Once ice thickness reaches 10 cm, it becomes useable as a road surface. For this purpose, it needs to be cleared of snow. But this brings up a problem. If the top surface of the ice is exposed to the cold air, it is at air temperature, while its bottom surface is at around 0ºC. But if it is covered with snow, the temperature gradient across the ice is much smaller. As snow is removed, the temperature gradient increases, the ice closer to the surface shrinks as it cools, and cracks appear on the surface of the ice. These cracks do not go all the way through the ice, but they may under load. Cracks across the path of travel are less dangerous than the ones that run along it; the latter can open up like a zipper under a moving load.
The width of the “channel” to be cleared of snow is generally 40-50 meters wide. If any cracks appear, especially lengthwise ones, and especially ones that are 5 cm wide or more, they need to be repaired by filling them with water. If the ice road is to put to heavy use, then it may make sense to build up the ice thickness to half a meter by watering it. At 0.5 meters, the ice thickness is generally considered sufficient for most transportation purposes. Then courses across the ice can be plotted and marked (fir boughs frozen to the surface make good markers) and automotive traffic can be sent through.
There are certain traffic rules that must be obeyed. First, the loads have to be tightly regulated based on the temperature, thickness and composition of the ice. For example, sea ice with salinity of 0.4-0.6%, 40 cm thick and without cracks will safely hold up 5 tonnes at -2ºC and 6 tonnes at -8ºC. If it were freshwater ice, it would hold up 12 and 16 tonnes, respectively. And if the sea ice were opaque rather than transparent (because it formed out of snow) then the load numbers would be halved.
Second, strict speed limit rules need to be obeyed, both for minimum and maximum speeds. There can be no passing, and traffic has to spaced out by 3 minutes or so. Passing can create intersecting waves that have local amplitudes in excess of what the ice can sustain without cracking. You might think it a good idea to pull right up to a stranded vehicle and offer help, but you must stop something like 20 meters away from it and walk the distance because the ice may not bear twice the load. Maximum speeds are determined based on conditions, but are generally around 20 km/h. Parallel tracks (in same or opposite directions) must be spaced 150-200 meters apart. In spite of all possible safety precautions, ice roads become treacherous as springtime approaches and temperatures rise.
Although ice and snow have some measure of immunity to increasing sunlight, being as good a sunlight reflector as open water is a sunlight absorber, there are some nuances. Just a day with surface air temperature above 0ºC is enough to cause the top surface of the snow to melt, then refreeze, forming a transparent crust. The melting causes the air pollution that has accumulated on the surface of the snow—be it from dust blown in from faraway arid regions, automotive exhaust or soot from coal burning—all of them being heavier than snow, to sink down into it.

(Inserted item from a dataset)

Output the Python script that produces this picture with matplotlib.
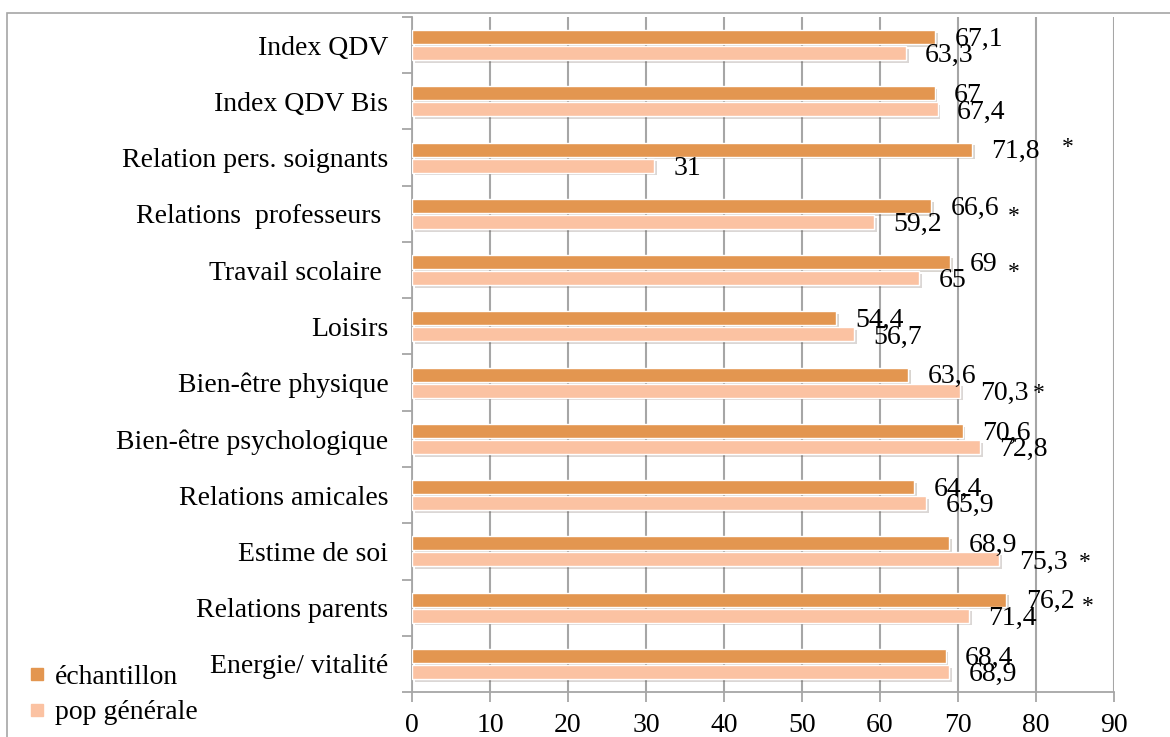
import matplotlib
matplotlib.use("Agg")
import matplotlib.pyplot as plt
import matplotlib.patheffects as pe
from matplotlib.lines import Line2D
from matplotlib.patches import Rectangle
import numpy as np

plt.rcParams['font.family'] = ['Liberation Serif', 'DejaVu Serif']

categories = ["Index QDV", "Index QDV Bis", "Relation pers. soignants",
              "Relations  professeurs ", "Travail scolaire ", "Loisirs",
              "Bien-être physique", "Bien-être psychologique",
              "Relations amicales", "Estime de soi", "Relations parents",
              "Energie/ vitalité"]
echantillon = [67.1, 67, 71.8, 66.6, 69, 54.4, 63.6, 70.6, 64.4, 68.9, 76.2, 68.4]
pop_generale = [63.3, 67.4, 31, 59.2, 65, 56.7, 70.3, 72.8, 65.9, 75.3, 71.4, 68.9]

# asterisks: (category index, x position, vertical shift in bar offsets)
stars = [(2, 84.1, -1.6), (3, 77.2, 0), (4, 77.2, 0), (6, 80.3, 1),
         (9, 86.3, 1), (10, 86.7, -0.5)]

c_ech = "#E39650"
c_pop = "#FBC2A2"
grid_c = "#A6A6A6"

fig = plt.figure(figsize=(11.7, 7.37), dpi=100)
ax = fig.add_axes([412/1170, 1-692/737, 702/1170, 675/737])

y = np.arange(len(categories))
off = 0.142
h = 0.25
shadow = [pe.SimplePatchShadow(offset=(2, -2), alpha=0.2), pe.Normal()]

b1 = ax.barh(y - off, echantillon, height=h, color=c_ech, edgecolor="white",
             linewidth=1.0, zorder=3)
b2 = ax.barh(y + off, pop_generale, height=h, color=c_pop, edgecolor="white",
             linewidth=1.0, zorder=3)
for b in list(b1) + list(b2):
    b.set_path_effects(shadow)

def fmt(v):
    return ("%g" % v).replace(".", ",")

# value labels next to the bars
for yi, v in zip(y - off, echantillon):
    ax.annotate(fmt(v), (v, yi), xytext=(14, -1.5), textcoords="offset points",
                ha="left", va="center", fontsize=20, zorder=5)
for yi, v in zip(y + off, pop_generale):
    ax.annotate(fmt(v), (v, yi), xytext=(14, -2), textcoords="offset points",
                ha="left", va="center", fontsize=20, zorder=5)

for ci, xs, dy in stars:
    ax.text(xs, ci + dy * off + 0.05, "*", ha="center", va="center", fontsize=17)

ax.set_xlim(0, 90)
ax.set_ylim(len(categories) - 0.5, -0.5)
ax.set_xticks(np.arange(0, 91, 10))
ax.tick_params(axis="x", length=7, color=grid_c, width=1.3, labelsize=20, pad=8)
ax.set_yticks(y)
ax.set_yticklabels(categories, fontsize=20)
ax.tick_params(axis="y", which="major", length=0, pad=17)
ax.set_yticks(np.arange(-0.5, len(categories), 1), minor=True)
ax.tick_params(axis="y", which="minor", length=7, color=grid_c, width=1.3)
ax.grid(axis="x", color=grid_c, linewidth=1.5, zorder=0)
ax.set_axisbelow(True)
for s in ["top", "right"]:
    ax.spines[s].set_visible(False)
for s in ["left", "bottom"]:
    ax.spines[s].set_color(grid_c)
    ax.spines[s].set_linewidth(1.3)

handles = [Line2D([], [], marker="s", linestyle="none", color=c_ech, markersize=8),
           Line2D([], [], marker="s", linestyle="none", color=c_pop, markersize=8)]
fig.legend(handles, ["échantillon", "pop générale"], loc="center left",
           bbox_to_anchor=(12/1170, 1-695/737), frameon=False, fontsize=20,
           handletextpad=0.15, labelspacing=0.35, handlelength=1.0,
           borderaxespad=0)

# outer frame of the chart area
fig.add_artist(Rectangle((7/1170, -0.1), 1.2, 1.1 - 13/737, transform=fig.transFigure,
                         fill=False, edgecolor=grid_c, linewidth=1.2))

fig.savefig("out.png", dpi=100)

And now we have a sort of local greenhouse effect: a transparent, glass-like layer above a darker, pigmented substrate to catch the sunlight to accumulate the heat and conduct it to the ice below. The snow may still look normal, but if it’s crusted over then it may be sitting on a layer of slush rather than hard ice and the ice road, though still appearing serviceable, may turn out to be surrounded by not much more than water.
Since ice roads are far more economical than any other conceivable roadbuilding experiment, there is usually a great deal of economic pressure to keep them open for as long as possible—and that’s usually a bit longer than would be perfectly safe. But at some point the cost of vehicles falling through the ice and of then rescuing the people exceeds the economic benefit of keeping them running, and the ice road must be closed to traffic. In all, the subject is complicated and technical enough to demand a higher level of organization than just letting people get out on the ice.
The ability of ice to provide roads where there aren’t any, and where any roadbuilding experiment beyond bulldozing through a simple dirt track (impassable much of the year) would be subeconomic, becomes first very valuable, then absolutely essential as one moves further north toward the Arctic.
Equally important is the ability of ice—shore ice, which forms as a skirt around islands—to provide dockage where there are no deepwater harbors and no dockage facilities of any sort.
A ship simply punches a channel through the ice, and vehicles can travel to it over the ice from settlements on land to load and unload cargoes, deliver mail, and take on and discharge passengers. The only investments needed to make this dockage facility operational are those needed to construct and maintain a relatively short ice road.
Ice and snow—ice that is smooth and hard, snow that is not too deep—have a myriad of uses. But many of their manifestations are either a nuisance, downright dangerous, or simply useless. They can also be quite beautiful.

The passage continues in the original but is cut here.